Tenía planes. Varios, distintos. Con mis hijos, con mi esposa, con mis hermanos, con mis amigos. Incluso, tenía planes para mí. No eran del otro mundo. Estaba muy cerca de comprarle la bici al de 8 años. El pequeño, de apenas 2, comenzaba a ir al jardín. Ya casi consolidaba una rutina de salir a caminar en la mañana.
Pero un día de pandemia, uno cualquiera de estos últimos 85, caí en cuenta de que -en realidad- lo que el virus me estaba robando no era tanto mi presente diario, mi cotidianidad o mi día a día. No. Me estaba robando esa innata condición de hacer planes, de soñar, de imaginar el otro año, el siguiente mes, la semana que viene, el fin de semana. El virus, que no me ha tocado -y quiera Dios que así siga- me estaba robando mi futuro.

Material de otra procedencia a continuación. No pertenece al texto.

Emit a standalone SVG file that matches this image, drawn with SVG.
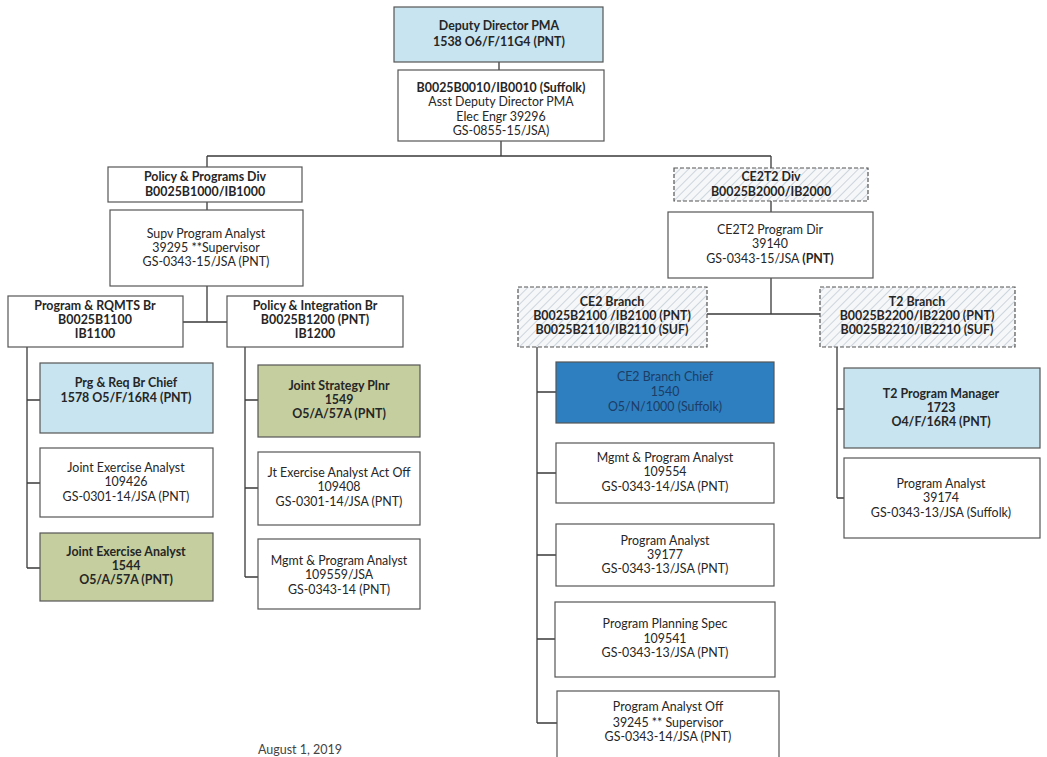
<svg xmlns="http://www.w3.org/2000/svg" width="1047" height="757" viewBox="0 0 1047 757">
<defs>
<pattern id="hatch" patternUnits="userSpaceOnUse" width="6" height="6" patternTransform="rotate(45)">
<rect width="6" height="6" fill="#f6f7f9"/>
<line x1="0" y1="0" x2="0" y2="6" stroke="#c9d1da" stroke-width="1.8"/>
</pattern>
</defs>
<style>
text{font-family:Lato,"Open Sans","Liberation Sans",sans-serif;font-size:12.4px;fill:#262626;text-anchor:middle}
.b{font-weight:bold}
.box{stroke:#555555;stroke-width:1.2}
.w{fill:#ffffff}
.lb{fill:#c7e4f0}
.gr{fill:#c4ce9f}
.db{fill:#2d7fbf}
.dbt{fill:#1d3c66}
.h{fill:url(#hatch);stroke-dasharray:4 2}
.c{stroke:#3a3a3a;stroke-width:1.3;fill:none}
</style>
<rect width="1047" height="757" fill="#ffffff"/>
<g id="connectors">
<path class="c" d="M499 62V70 M501 141V156 M207 156H771 M207 156V167 M771 156V168 M207 202V210 M771 201V212 M207 286V322 M183 322H227 M771 278V314 M707 314H820"/>
<path class="c" d="M27 347V568 M27 400H40 M27 483H40 M27 568H40"/>
<path class="c" d="M245 347V577 M245 400H258 M245 488H258 M245 577H258"/>
<path class="c" d="M537 347V723 M537 392H556 M537 473H556 M537 555H556 M537 639H556 M537 723H557"/>
<path class="c" d="M837 347V498 M837 409H844 M837 498H844"/>
</g>
<g id="deputy"><rect class="box lb" x="394" y="7" width="209" height="55"/><text class="b" x="499" y="30">Deputy Director PMA</text><text class="b" x="499" y="46">1538 O6/F/11G4 (PNT)</text></g>
<g id="asst"><rect class="box w" x="398" y="70" width="206" height="71"/><text class="b" x="501" y="92">B0025B0010/IB0010 (Suffolk)</text><text x="501" y="106">Asst Deputy Director PMA</text><text x="501" y="121">Elec Engr 39296</text><text x="501" y="135">GS-0855-15/JSA)</text></g>
<g id="ppdiv"><rect class="box w" x="108" y="167" width="194" height="35"/><text class="b" x="205" y="181">Policy &amp; Programs Div</text><text class="b" x="205" y="196">B0025B1000/IB1000</text></g>
<g id="supv"><rect class="box w" x="110" y="210" width="193" height="76"/><text x="206" y="238">Supv Program Analyst</text><text x="206" y="252">39295 **Supervisor</text><text x="206" y="266">GS-0343-15/JSA (PNT)</text></g>
<g id="rqmts"><rect class="box w" x="8" y="296" width="175" height="51"/><text class="b" x="95" y="310">Program &amp; RQMTS Br</text><text class="b" x="95" y="324">B0025B1100</text><text class="b" x="95" y="338">IB1100</text></g>
<g id="polint"><rect class="box w" x="227" y="296" width="176" height="51"/><text class="b" x="315" y="310">Policy &amp; Integration Br</text><text class="b" x="315" y="324">B0025B1200 (PNT)</text><text class="b" x="315" y="338">IB1200</text></g>
<g id="prgchief"><rect class="box lb" x="40" y="363" width="173" height="70"/><text class="b" x="126" y="387">Prg &amp; Req Br Chief</text><text class="b" x="126" y="402">1578 O5/F/16R4 (PNT)</text></g>
<g id="jea1"><rect class="box w" x="40" y="448" width="173" height="69"/><text x="126" y="472">Joint Exercise Analyst</text><text x="126" y="486">109426</text><text x="126" y="501">GS-0301-14/JSA (PNT)</text></g>
<g id="jea2"><rect class="box gr" x="40" y="533" width="173" height="68"/><text class="b" x="126" y="556">Joint Exercise Analyst</text><text class="b" x="126" y="570">1544</text><text class="b" x="126" y="584">O5/A/57A (PNT)</text></g>
<g id="jsp"><rect class="box gr" x="258" y="365" width="162" height="72"/><text class="b" x="339" y="390">Joint Strategy Plnr</text><text class="b" x="339" y="404">1549</text><text class="b" x="339" y="418">O5/A/57A (PNT)</text></g>
<g id="jeaao"><rect class="box w" x="258" y="452" width="162" height="73"/><text x="339" y="477">Jt Exercise Analyst Act Off</text><text x="339" y="491">109408</text><text x="339" y="506">GS-0301-14/JSA (PNT)</text></g>
<g id="mpa1"><rect class="box w" x="258" y="539" width="162" height="70"/><text x="339" y="565">Mgmt &amp; Program Analyst</text><text x="339" y="579">109559/JSA</text><text x="339" y="594">GS-0343-14 (PNT)</text></g>
<g id="ce2t2div"><rect class="box h" x="674" y="168" width="194" height="33"/><text class="b" x="771" y="181">CE2T2 Div</text><text class="b" x="771" y="196">B0025B2000/IB2000</text></g>
<g id="ce2t2dir"><rect class="box w" x="668" y="212" width="205" height="66"/><text x="770" y="234">CE2T2 Program Dir</text><text x="770" y="248">39140</text><text x="770" y="263">GS-0343-15/JSA <tspan class="b">(PNT)</tspan></text></g>
<g id="ce2br"><rect class="box h" x="518" y="287" width="189" height="60"/><text class="b" x="612" y="306">CE2 Branch</text><text class="b" x="612" y="320">B0025B2100 /IB2100 (PNT)</text><text class="b" x="612" y="334">B0025B2110/IB2110 (SUF)</text></g>
<g id="t2br"><rect class="box h" x="820" y="287" width="195" height="60"/><text class="b" x="917" y="306">T2 Branch</text><text class="b" x="917" y="320">B0025B2200/IB2200 (PNT)</text><text class="b" x="917" y="334">B0025B2210/IB2210 (SUF)</text></g>
<g id="ce2chief"><rect class="box db" x="556" y="362" width="218" height="61"/><text class="dbt" x="665" y="381">CE2 Branch Chief</text><text class="dbt" x="665" y="396">1540</text><text class="dbt" x="665" y="411">O5/N/1000  (Suffolk)</text></g>
<g id="mpa2"><rect class="box w" x="556" y="443" width="218" height="60"/><text x="665" y="462">Mgmt &amp; Program Analyst</text><text x="665" y="476">109554</text><text x="665" y="491">GS-0343-14/JSA (PNT)</text></g>
<g id="pa39177"><rect class="box w" x="556" y="524" width="218" height="62"/><text x="665" y="545">Program Analyst</text><text x="665" y="559">39177</text><text x="665" y="573">GS-0343-13/JSA (PNT)</text></g>
<g id="pps"><rect class="box w" x="555" y="602" width="220" height="75"/><text x="665" y="628">Program Planning Spec</text><text x="665" y="643">109541</text><text x="665" y="657">GS-0343-13/JSA (PNT)</text></g>
<g id="paoff"><rect class="box w" x="557" y="691" width="222" height="70"/><text x="668" y="711">Program Analyst Off</text><text x="668" y="727">39245 ** Supervisor</text><text x="668" y="741">GS-0343-14/JSA (PNT)</text></g>
<g id="t2pm"><rect class="box lb" x="844" y="368" width="196" height="80"/><text class="b" x="941" y="398">T2 Program Manager</text><text class="b" x="941" y="412">1723</text><text class="b" x="941" y="426">O4/F/16R4 (PNT)</text></g>
<g id="pa39174"><rect class="box w" x="844" y="458" width="196" height="80"/><text x="941" y="488">Program Analyst</text><text x="941" y="502">39174</text><text x="941" y="517">GS-0343-13/JSA (Suffolk)</text></g>
<text x="300" y="754" style="font-size:12.5px;fill:#444">August 1, 2019</text>
</svg>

No es tan apocalíptico como se lee. Lo que pasa es que futuro suele ser algo distante y lejano, que parece que nunca va a llegar pero llega. Y -aunque uno se pasa la vida preparándose para el futuro- casi siempre nos encuentra con los pantalones abajo. Como cogió el virus al mundo entero.
Por eso, cuando la pandemia llegó, todo cambió. Hasta los planes. Nadie armó el siguiente viaje imaginario. Nadie pensó en la próxima Navidad, ni siquiera en Halloween o al menos en las vacaciones de mitad de año. Porque, entre otras, ya llegó mitad de año. El virus -y el miedo al virus- paralizó la gente, detuvo las máquinas, guardó los carros y los aviones y nos encerró en cuerpo y mente por tiempo indefinido.
Pienso en los planes de otros. En los del vendedor de frutas que cada mañana -apenas con una aguapanela- sale a rebuscarse lo del diario; en los de la secretaria que pasa sus días pegada al teléfono, sin tiempo para hablar con sus seres amados; en los del cajero de banco, que cuenta y cuenta la plata de los demás mientras espera la llegada de su discreta quincena; o en los del banquero, que va por la vida sumando los millones que su cajero cuenta y muerde una fruta mientras le habla a la secretaria.
Todos, ellos y todos, con los planes aplazados porque el virus nos tomó por sorpresa. Sin vacuna, sin protocolos, sin bioseguridad, sin alcohol (etílico), sin despensas llenas, sin ahorros en la cuenta. Aunque, la verdad, sin ahorros en la cuenta estamos casi siempre, todos. Con o sin pandemia, con o sin trabajo, con o sin angustias, con o sin plata.
Ahora empiezan a hablar de “Nueva normalidad”. Suena como a “tocó salir a ver qué pasa porque no podemos seguir así encerrados, pero obvio, es su responsabilidad”. Como cuando uno le pedía permiso a la mamá para ir de fiesta con los amigos y ella lo sentenciaba con un: “Mijo, pues usted ya está grande, no debería irse por allá pero pues, eso sí, Usted verá”. Qué miedo.
Así que tocará enfrentarnos a esa “Nueva normalidad”. Todos. Ricos y pobres, profesionales y bachilleres, negros y blancos, petristas y uribistas, del Tolimita o de Millonarios. Sí, por supuesto, respetando el aislamiento obligatorio, los decretos presidenciales, las decisiones de los alcaldes, la Policía, los horarios, el pico y cédula, los guantes, el gel, el alcohol, todo, todo, todo lo que digan.
Tocó enfrentarla. Pero les advierto: Sólo derrotaremos esta pandemia si empezamos a retomar con juicio lo único que nos mantendrá medianamente cuerdos: Hacer planes. Para esta noche, para el fin de semana, para el otro mes, para Amor y Amistad, para el otro año, incluso, para la próxima cuarentena.
A fin de cuentas, planeas y planeas mientras vas haciendo y -al final- te das cuenta que la vida es lo que haces mientras terminas de hacer un plan y comienzas el que sigue. La vida siempre ha sido hacer planes. Eso sí, casi siempre, sin terminar.